つくば市上空の大気中CO2量を発表
:国立環境研究所/神戸大学

 (独)国立環境研究所は9月24日、神戸大学との共同研究で、つくば市(茨城)に設置した「高分解能フーリエ変換分光計」を用いた太陽からの光の分光観測で、アジアで初めてとなる大気中のCO2(二酸化炭素)存在量とその長期変動を求めたと発表した。
 同研究所では、地球温暖化研究棟(つくば市)に設置された高分解能フーリエ変換分光計を用いて太陽からの光スペクトルを定常的に観測している。フーリエ変換分光計は、干渉計によって得られる干渉光パターンを観測してスペクトルを調べる装置で、2001年に同研究棟の建設と同時に設置された。

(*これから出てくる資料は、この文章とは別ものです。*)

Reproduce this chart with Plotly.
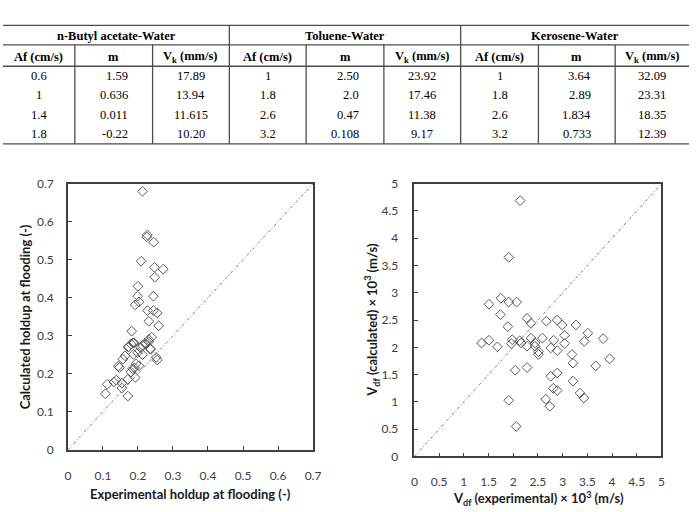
import plotly.graph_objects as go

# ---------------- data ----------------
groups = ["n-Butyl acetate-Water", "Toluene-Water", "Kerosene-Water"]
col_labels = ["Af (cm/s)", "m", "V<sub>k</sub> (mm/s)"] * 3
butyl_af = ["0.6", "1", "1.4", "1.8"]
butyl_m = ["1.59", "0.636", "0.011", "-0.22"]
butyl_vk = ["17.89", "13.94", "11.615", "10.20"]
toluene_af = ["1", "1.8", "2.6", "3.2"]
toluene_m = ["2.50", "2.0", "0.47", "0.108"]
toluene_vk = ["23.92", "17.46", "11.38", "9.17"]
kero_af = ["1", "1.8", "2.6", "3.2"]
kero_m = ["3.64", "2.89", "1.834", "0.733"]
kero_vk = ["32.09", "23.31", "18.35", "12.39"]

hold_exp = [0.213, 0.227, 0.225, 0.245, 0.209, 0.247, 0.272, 0.248, 0.200, 0.199, 0.244, 0.192, 0.203,
            0.227, 0.244, 0.255, 0.231, 0.259, 0.182, 0.239, 0.231, 0.186, 0.173, 0.220, 0.213, 0.235,
            0.252, 0.180, 0.189, 0.172, 0.222, 0.231, 0.208, 0.236, 0.187, 0.163, 0.199, 0.213, 0.157,
            0.255, 0.144, 0.147, 0.194, 0.203, 0.185, 0.190, 0.180, 0.192, 0.171, 0.138, 0.154, 0.131,
            0.112, 0.154, 0.171, 0.107]
hold_calc = [0.680, 0.565, 0.560, 0.546, 0.496, 0.480, 0.475, 0.454, 0.430, 0.404, 0.404, 0.381, 0.389,
             0.366, 0.366, 0.360, 0.338, 0.326, 0.312, 0.296, 0.290, 0.281, 0.271, 0.280, 0.275, 0.266,
             0.243, 0.278, 0.281, 0.270, 0.278, 0.284, 0.268, 0.264, 0.251, 0.247, 0.255, 0.250, 0.238,
             0.236, 0.220, 0.216, 0.226, 0.221, 0.213, 0.215, 0.204, 0.190, 0.185, 0.183, 0.175, 0.178,
             0.172, 0.162, 0.141, 0.147]

vdf_exp = [2.14, 1.91, 1.51, 1.75, 1.91, 2.07, 1.74, 2.28, 2.36, 1.89, 2.67, 2.89, 2.99, 3.27, 3.51,
           3.44, 3.82, 1.36, 1.51, 1.68, 1.98, 1.96, 2.13, 2.16, 2.28, 2.36, 2.44, 2.44, 2.59, 2.51,
           2.76, 2.82, 2.89, 3.04, 3.04, 3.19, 2.51, 3.21, 3.95, 3.67, 2.04, 2.28, 2.89, 2.76, 3.21,
           2.81, 2.89, 3.35, 3.43, 2.66, 1.91, 2.74, 2.06]
vdf_calc = [4.69, 3.65, 2.79, 2.90, 2.83, 2.83, 2.60, 2.53, 2.44, 2.38, 2.48, 2.50, 2.41, 2.41, 2.26,
            2.11, 2.16, 2.08, 2.13, 2.01, 2.14, 2.07, 2.12, 2.08, 2.02, 2.17, 2.08, 2.02, 2.17, 1.92,
            1.99, 2.13, 1.94, 2.22, 2.07, 1.87, 1.87, 1.71, 1.79, 1.66, 1.58, 1.63, 1.53, 1.47, 1.38,
            1.25, 1.21, 1.16, 1.07, 1.05, 1.03, 0.92, 0.55]

table_cols = [butyl_af, butyl_m, butyl_vk, toluene_af, toluene_m, toluene_vk, kero_af, kero_m, kero_vk]

# ---------------- layout helpers ----------------
W, H = 697, 512
col_w = [73, 79, 78, 78, 79, 78, 79, 78, 75]
bounds = [0]
for w in col_w:
    bounds.append(bounds[-1] + w)

def px(x):
    return x / W

def py(y):
    return 1 - y / H

serif = "Liberation Serif"
sans = "Lato"
tick_col = "#404040"

fig = go.Figure()

marker = dict(symbol="diamond-open", size=7.5, color="#5a5a5a", line=dict(width=1, color="#5a5a5a"))
diag = dict(color="#7a7a7a", width=1, dash="3px,2px,1px,2px")

fig.add_trace(go.Scatter(x=[0, 0.7], y=[0, 0.7], mode="lines", line=diag, xaxis="x", yaxis="y",
                         showlegend=False, hoverinfo="skip"))
fig.add_trace(go.Scatter(x=hold_exp, y=hold_calc, mode="markers", marker=marker, xaxis="x", yaxis="y",
                         showlegend=False))
fig.add_trace(go.Scatter(x=[0, 5], y=[0, 5], mode="lines", line=diag, xaxis="x2", yaxis="y2",
                         showlegend=False, hoverinfo="skip"))
fig.add_trace(go.Scatter(x=vdf_exp, y=vdf_calc, mode="markers", marker=marker, xaxis="x2", yaxis="y2",
                         showlegend=False))

axis_common = dict(showline=True, mirror=True, linecolor="#404040", linewidth=1.5, ticks="inside",
                   ticklen=4, tickcolor="#404040", showgrid=False, zeroline=False,
                   tickfont=dict(family=sans, size=12, color=tick_col))

fig.update_layout(
    width=W, height=H, margin=dict(l=0, r=0, t=0, b=0),
    paper_bgcolor="white", plot_bgcolor="white",
    xaxis=dict(domain=[px(66), px(315)], range=[0, 0.7], dtick=0.1, anchor="y",
               ticklabelstandoff=14, **axis_common),
    yaxis=dict(domain=[py(455), py(181)], range=[0, 0.7], dtick=0.1, anchor="x",
               ticklabelstandoff=10, **axis_common),
    xaxis2=dict(domain=[px(418), px(669)], range=[0, 5], dtick=0.5, anchor="y2",
                ticklabelstandoff=13, **axis_common),
    yaxis2=dict(domain=[py(462), py(181)], range=[0, 5], dtick=0.5, anchor="x2",
                ticklabelstandoff=12, **axis_common),
)

def note(text, x, y, font, angle=0, xanchor="center"):
    fig.add_annotation(text=text, x=px(x), y=py(y), xref="paper", yref="paper", showarrow=False,
                       xanchor=xanchor, yanchor="middle", textangle=angle, font=font)

title_font = dict(family=sans, size=13, color="#1a1a1a")
note("<b>Experimental holdup at flooding (-)</b>", 190, 501, title_font)
note("<b>Calculated holdup at flooding (-)</b>", 22, 318, title_font, angle=-90)
note("<b>V<sub>df</sub> (experimental) × 10<sup>3</sup> (m/s)</b>", 544, 505, title_font)
note("<b>V<sub>df</sub> (calculated) × 10<sup>3</sup> (m/s)</b>", 375, 321, title_font, angle=-90)

# ---------------- table ----------------
tfont = dict(family=serif, size=12.5, color="black")
for g, name in enumerate(groups):
    cx = (bounds[3 * g] + bounds[3 * g + 3]) / 2
    note("<b>%s</b>" % name, cx, 29, tfont)
for i, lab in enumerate(col_labels):
    cx = (bounds[i] + bounds[i + 1]) / 2
    note("<b>%s</b>" % lab, cx, 50, tfont)
    for r, val in enumerate(table_cols[i]):
        if i % 3 == 1:
            note(val, bounds[i + 1] - 23, 70 + 20 * r, tfont, xanchor="right")
        else:
            note(val, cx, 70 + 20 * r, tfont)

line_style = dict(color="#4d4d4d", width=1.3)
for yy in [18, 38, 60, 140]:
    fig.add_shape(type="line", xref="paper", yref="paper", x0=0, x1=1, y0=py(yy), y1=py(yy),
                  line=line_style)
for i, b in enumerate(bounds[1:-1], start=1):
    top = 18 if i % 3 == 0 else 38
    fig.add_shape(type="line", xref="paper", yref="paper", x0=px(b), x1=px(b), y0=py(top), y1=py(140),
                  line=line_style)

fig.write_html("out.html")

 現在、同研究所では、高分解能フーリエ変換分光計を用いた温室効果ガスの観測ネットワーク(全炭素カラム量観測ネットワーク:TCCON)に加盟し、アジア唯一のTCCONサイトとして炭素循環の観測的研究を進めると共に、同研究所・環境省・宇宙航空研究開発機構の共同プロジェクトである温室効果ガス観測技術衛星「いぶき」(2009年1月23日打ち上げ)のデータ検証のための運用をしている。
 今回の研究では、高分解能フーリエ変換分光計を用いて観測された 2001年12月から2007年12月までの6年間のCO2吸収スペクトルの解析を行った。
 地上に設置された分光計により観測されるスペクトルは、大気圏外の太陽光スペクトルに地球大気分子による吸収スペクトルが加わり、さらに分光計の装置関数(分光計の分光感度特性)が合成されたものとなる。研究グループは、観測したスペクトルについて、フイッティングやリトリーバルと呼ばれる手法を用いて大気微量成分の季節変動などを調整し、つくば市上空のCO2のカラム平均体積混合比の時系列データを算出した。カラム平均体積混合比とは、地表面から上空までのカラム(鉛直の柱)の中に存在する乾燥空気全量に対する調査対象となる気体の比をいう。
 解析の結果、つくば市上空における季節変動振幅は8.0ppm(1ppmは100万分の1)、年増加率は2.2ppmであることを明らかにした。また、観測精度(基準値に対するバラツキの程度)も0.2%(1ppm程度)で、温室効果ガス観測技術衛星「いぶき」のデータ検証手法としても有効であることを示した。
 この研究成果は、9月23日発行の国際学術誌「Journal of Geophysical Research Atmospheres」に掲載された。